I'm living in Stamford, CT where the cost of housing and rents is astronomical (to me anyway). I was paying $1,400 for a small two bedroom apartment. The choice was to either move to someplace more affordable or find a better alternative. Since Pam and I both love living here and like our jobs, we looked for the alternative. That turned out to be a 46' trawler. I figure the cost of dockage will run me about $10k a year, including electricity. The apartment was double that. I did have the cost of the boat, though, but I paid cash for it and own it. I can always sell it for what I paid for it plus what I spend on it, so I don't consider it an expense.
It's a large boat with three staterooms, three full heads with showers, a large main saloon, a small galley, nice helm station, and a back deck and upper flybridge. Still, with all that room, when you add two people, two medium sized dogs, one and three quarter cats (one has three legs), and all our crap, it's crowded.
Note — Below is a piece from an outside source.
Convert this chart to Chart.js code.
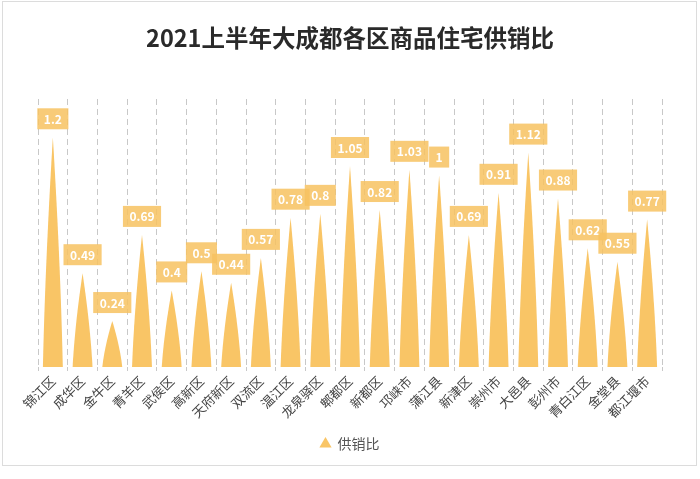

Walking from one end of the main saloon to the other involves stepping over and around stuff. The forward cabin is the garage for junk, and the guest stateroom doubles as the cat bathroom. We have a 10x10 storage unit for seasonal stuff, and I have a commercial building back in upstate NY full of furniture and other things.
I've often posted here that I don't want to live on a boat, I want to travel on one. I still maintain that. I'm close to retirement and I'm viewing this as just getting the boat ready. I'm also considering selling the commercial building and buying a house back in upstate New York to have a place to store crap and a place to stay when we go back to visit family.
We've enjoyed living on the boat so far. Beautiful sunrises, nice scenery and so on. But we're about to spend our first winter aboard, we're learning all about condensation, and the showers are about 150' up the dock.